**What is needed**
Would you transcribe the whole listing exactly, minus its pictures?
· · ·
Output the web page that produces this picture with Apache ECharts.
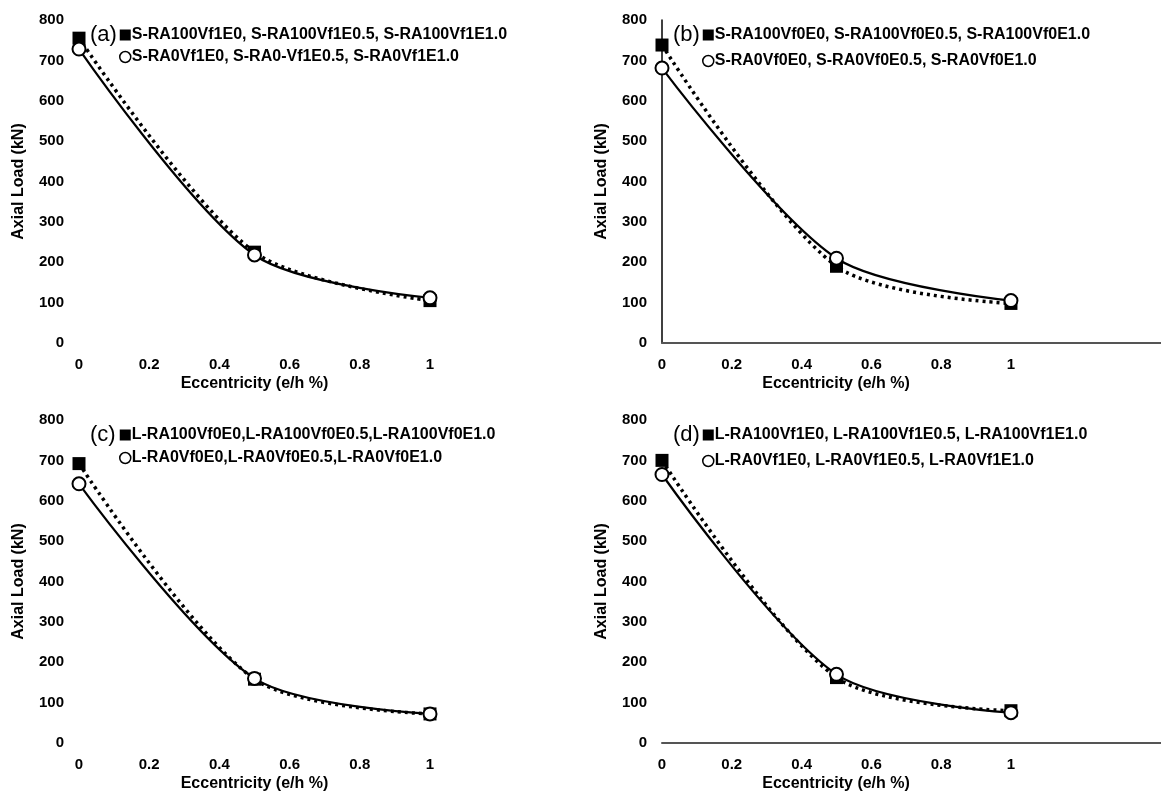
<!DOCTYPE html>
<html>
<head>
<meta charset="utf-8">
<script src="https://cdn.jsdelivr.net/npm/echarts@6/dist/echarts.min.js"></script>
<style>
  html, body { margin: 0; padding: 0; background: #fff; }
  #chart { width: 1161px; height: 800px; }
</style>
</head>
<body>
<div id="chart"></div>
<script>
// Eccentricity levels tested (e/h)
const eccentricity = [0, 0.5, 1];
const xTickLabels = [0, 0.2, 0.4, 0.6, 0.8, 1];

// Axial load capacity (kN) for each specimen group
const panelLabels = ['(a)', '(b)', '(c)', '(d)'];
const legendRA100 = [
  'S-RA100Vf1E0, S-RA100Vf1E0.5, S-RA100Vf1E1.0',
  'S-RA100Vf0E0, S-RA100Vf0E0.5, S-RA100Vf0E1.0',
  'L-RA100Vf0E0,L-RA100Vf0E0.5,L-RA100Vf0E1.0',
  'L-RA100Vf1E0, L-RA100Vf1E0.5, L-RA100Vf1E1.0'
];
const legendRA0 = [
  'S-RA0Vf1E0, S-RA0-Vf1E0.5, S-RA0Vf1E1.0',
  'S-RA0Vf0E0, S-RA0Vf0E0.5, S-RA0Vf0E1.0',
  'L-RA0Vf0E0,L-RA0Vf0E0.5,L-RA0Vf0E1.0',
  'L-RA0Vf1E0, L-RA0Vf1E0.5, L-RA0Vf1E1.0'
];
const loadRA100_a = [755, 225, 105];
const loadRA0_a   = [728, 218, 112];
const loadRA100_b = [738, 190, 98];
const loadRA0_b   = [681, 210, 105];
const loadRA100_c = [692, 158, 72];
const loadRA0_c   = [642, 160, 72];
const loadRA100_d = [700, 162, 80];
const loadRA0_d   = [665, 170, 75];

const loadsRA100 = [loadRA100_a, loadRA100_b, loadRA100_c, loadRA100_d];
const loadsRA0 = [loadRA0_a, loadRA0_b, loadRA0_c, loadRA0_d];

// Layout
const X_MAX = 1.43;
const PX_PER_UNIT = 351;
const GRID_W = X_MAX * PX_PER_UNIT;
const GRID_H = 323;
const gridLeft = [79, 662, 79, 662];
const gridTop = [20, 20, 420, 420];
const showXLine = [false, true, false, true];
const showYLine = [false, true, false, false];
const legendGap = [6, 10, 7, 10];
const SMOOTH = 0.3;

const FONT = '"Liberation Sans", Arial, sans-serif';

const option = {
  animation: false,
  backgroundColor: '#fff',
  title: [], grid: [], xAxis: [], yAxis: [], legend: [], series: []
};

for (let i = 0; i < 4; i++) {
  option.title.push({
    text: panelLabels[i],
    left: gridLeft[i] + 11,
    top: gridTop[i] + 4,
    padding: 0,
    textStyle: { fontFamily: FONT, fontSize: 22, fontWeight: 'normal', color: '#000' }
  });
  option.grid.push({
    left: gridLeft[i], top: gridTop[i], width: GRID_W, height: GRID_H,
    containLabel: false
  });
  option.xAxis.push({
    type: 'value', gridIndex: i, min: 0, max: X_MAX,
    name: 'Eccentricity (e/h %)',
    nameLocation: 'middle', nameGap: 33,
    nameTextStyle: {
      fontFamily: FONT, fontSize: 16, fontWeight: 'bold', color: '#000',
      // shift the title so it centres over the 0–1 range
      padding: [0, (X_MAX - 1) * PX_PER_UNIT, 0, 0]
    },
    axisLine: { show: showXLine[i], onZero: false, lineStyle: { color: '#555', width: 2 } },
    axisTick: { show: false },
    splitLine: { show: false },
    axisLabel: {
      customValues: xTickLabels,
      margin: 14,
      fontFamily: FONT, fontSize: 15, fontWeight: 'bold', color: '#000'
    }
  });
  option.yAxis.push({
    type: 'value', gridIndex: i, min: 0, max: 800, interval: 100,
    name: 'Axial Load (kN)',
    nameLocation: 'middle', nameGap: 52, nameRotate: 90,
    nameTextStyle: { fontFamily: FONT, fontSize: 16, fontWeight: 'bold', color: '#000' },
    axisLine: { show: showYLine[i], lineStyle: { color: '#000', width: 1.5 } },
    axisTick: { show: false },
    splitLine: { show: false },
    axisLabel: { margin: 15, fontFamily: FONT, fontSize: 15, fontWeight: 'bold', color: '#000' }
  });
  option.legend.push({
    orient: 'vertical',
    left: gridLeft[i] + 40,
    top: gridTop[i] + 7,
    padding: 0,
    itemGap: legendGap[i],
    itemWidth: 11, itemHeight: 11,
    textStyle: { fontFamily: FONT, fontSize: 16, fontWeight: 'bold', color: '#000', padding: [0, 0, 0, -4] },
    data: [
      { name: legendRA100[i], icon: 'rect', itemStyle: { color: '#000' } },
      { name: legendRA0[i], icon: 'circle', itemStyle: { color: '#fff', borderColor: '#000', borderWidth: 1.5 } }
    ]
  });
  option.series.push({
    name: legendRA100[i], type: 'line', xAxisIndex: i, yAxisIndex: i,
    data: eccentricity.map((e, k) => [e, loadsRA100[i][k]]),
    smooth: SMOOTH,
    symbol: 'rect', symbolSize: 13,
    itemStyle: { color: '#000' },
    lineStyle: { color: '#000', width: 3.5, type: [3, 4] }
  });
  option.series.push({
    name: legendRA0[i], type: 'line', xAxisIndex: i, yAxisIndex: i,
    data: eccentricity.map((e, k) => [e, loadsRA0[i][k]]),
    smooth: SMOOTH,
    symbol: 'circle', symbolSize: 13,
    itemStyle: { color: '#fff', borderColor: '#000', borderWidth: 2 },
    lineStyle: { color: '#000', width: 2.2, type: 'solid' }
  });
}

const chart = echarts.init(document.getElementById('chart'), null, { renderer: 'canvas' });
chart.setOption(option);
</script>
</body>
</html>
· · ·
**Task response**
Output the web page that produces this picture with Apache ECharts.
<!DOCTYPE html>
<html>
<head>
<meta charset="utf-8">
<script src="https://cdn.jsdelivr.net/npm/echarts@6/dist/echarts.min.js"></script>
<style>
  html, body { margin: 0; padding: 0; background: #fff; }
  #chart { width: 1161px; height: 800px; }
</style>
</head>
<body>
<div id="chart"></div>
<script>
// Eccentricity levels tested (e/h)
const eccentricity = [0, 0.5, 1];
const xTickLabels = [0, 0.2, 0.4, 0.6, 0.8, 1];

// Axial load capacity (kN) for each specimen group
const panelLabels = ['(a)', '(b)', '(c)', '(d)'];
const legendRA100 = [
  'S-RA100Vf1E0, S-RA100Vf1E0.5, S-RA100Vf1E1.0',
  'S-RA100Vf0E0, S-RA100Vf0E0.5, S-RA100Vf0E1.0',
  'L-RA100Vf0E0,L-RA100Vf0E0.5,L-RA100Vf0E1.0',
  'L-RA100Vf1E0, L-RA100Vf1E0.5, L-RA100Vf1E1.0'
];
const legendRA0 = [
  'S-RA0Vf1E0, S-RA0-Vf1E0.5, S-RA0Vf1E1.0',
  'S-RA0Vf0E0, S-RA0Vf0E0.5, S-RA0Vf0E1.0',
  'L-RA0Vf0E0,L-RA0Vf0E0.5,L-RA0Vf0E1.0',
  'L-RA0Vf1E0, L-RA0Vf1E0.5, L-RA0Vf1E1.0'
];
const loadRA100_a = [755, 225, 105];
const loadRA0_a   = [728, 218, 112];
const loadRA100_b = [738, 190, 98];
const loadRA0_b   = [681, 210, 105];
const loadRA100_c = [692, 158, 72];
const loadRA0_c   = [642, 160, 72];
const loadRA100_d = [700, 162, 80];
const loadRA0_d   = [665, 170, 75];

const loadsRA100 = [loadRA100_a, loadRA100_b, loadRA100_c, loadRA100_d];
const loadsRA0 = [loadRA0_a, loadRA0_b, loadRA0_c, loadRA0_d];

// Layout
const X_MAX = 1.43;
const PX_PER_UNIT = 351;
const GRID_W = X_MAX * PX_PER_UNIT;
const GRID_H = 323;
const gridLeft = [79, 662, 79, 662];
const gridTop = [20, 20, 420, 420];
const showXLine = [false, true, false, true];
const showYLine = [false, true, false, false];
const legendGap = [6, 10, 7, 10];
const SMOOTH = 0.3;

const FONT = '"Liberation Sans", Arial, sans-serif';

const option = {
  animation: false,
  backgroundColor: '#fff',
  title: [], grid: [], xAxis: [], yAxis: [], legend: [], series: []
};

for (let i = 0; i < 4; i++) {
  option.title.push({
    text: panelLabels[i],
    left: gridLeft[i] + 11,
    top: gridTop[i] + 4,
    padding: 0,
    textStyle: { fontFamily: FONT, fontSize: 22, fontWeight: 'normal', color: '#000' }
  });
  option.grid.push({
    left: gridLeft[i], top: gridTop[i], width: GRID_W, height: GRID_H,
    containLabel: false
  });
  option.xAxis.push({
    type: 'value', gridIndex: i, min: 0, max: X_MAX,
    name: 'Eccentricity (e/h %)',
    nameLocation: 'middle', nameGap: 33,
    nameTextStyle: {
      fontFamily: FONT, fontSize: 16, fontWeight: 'bold', color: '#000',
      // shift the title so it centres over the 0–1 range
      padding: [0, (X_MAX - 1) * PX_PER_UNIT, 0, 0]
    },
    axisLine: { show: showXLine[i], onZero: false, lineStyle: { color: '#555', width: 2 } },
    axisTick: { show: false },
    splitLine: { show: false },
    axisLabel: {
      customValues: xTickLabels,
      margin: 14,
      fontFamily: FONT, fontSize: 15, fontWeight: 'bold', color: '#000'
    }
  });
  option.yAxis.push({
    type: 'value', gridIndex: i, min: 0, max: 800, interval: 100,
    name: 'Axial Load (kN)',
    nameLocation: 'middle', nameGap: 52, nameRotate: 90,
    nameTextStyle: { fontFamily: FONT, fontSize: 16, fontWeight: 'bold', color: '#000' },
    axisLine: { show: showYLine[i], lineStyle: { color: '#000', width: 1.5 } },
    axisTick: { show: false },
    splitLine: { show: false },
    axisLabel: { margin: 15, fontFamily: FONT, fontSize: 15, fontWeight: 'bold', color: '#000' }
  });
  option.legend.push({
    orient: 'vertical',
    left: gridLeft[i] + 40,
    top: gridTop[i] + 7,
    padding: 0,
    itemGap: legendGap[i],
    itemWidth: 11, itemHeight: 11,
    textStyle: { fontFamily: FONT, fontSize: 16, fontWeight: 'bold', color: '#000', padding: [0, 0, 0, -4] },
    data: [
      { name: legendRA100[i], icon: 'rect', itemStyle: { color: '#000' } },
      { name: legendRA0[i], icon: 'circle', itemStyle: { color: '#fff', borderColor: '#000', borderWidth: 1.5 } }
    ]
  });
  option.series.push({
    name: legendRA100[i], type: 'line', xAxisIndex: i, yAxisIndex: i,
    data: eccentricity.map((e, k) => [e, loadsRA100[i][k]]),
    smooth: SMOOTH,
    symbol: 'rect', symbolSize: 13,
    itemStyle: { color: '#000' },
    lineStyle: { color: '#000', width: 3.5, type: [3, 4] }
  });
  option.series.push({
    name: legendRA0[i], type: 'line', xAxisIndex: i, yAxisIndex: i,
    data: eccentricity.map((e, k) => [e, loadsRA0[i][k]]),
    smooth: SMOOTH,
    symbol: 'circle', symbolSize: 13,
    itemStyle: { color: '#fff', borderColor: '#000', borderWidth: 2 },
    lineStyle: { color: '#000', width: 2.2, type: 'solid' }
  });
}

const chart = echarts.init(document.getElementById('chart'), null, { renderer: 'canvas' });
chart.setOption(option);
</script>
</body>
</html>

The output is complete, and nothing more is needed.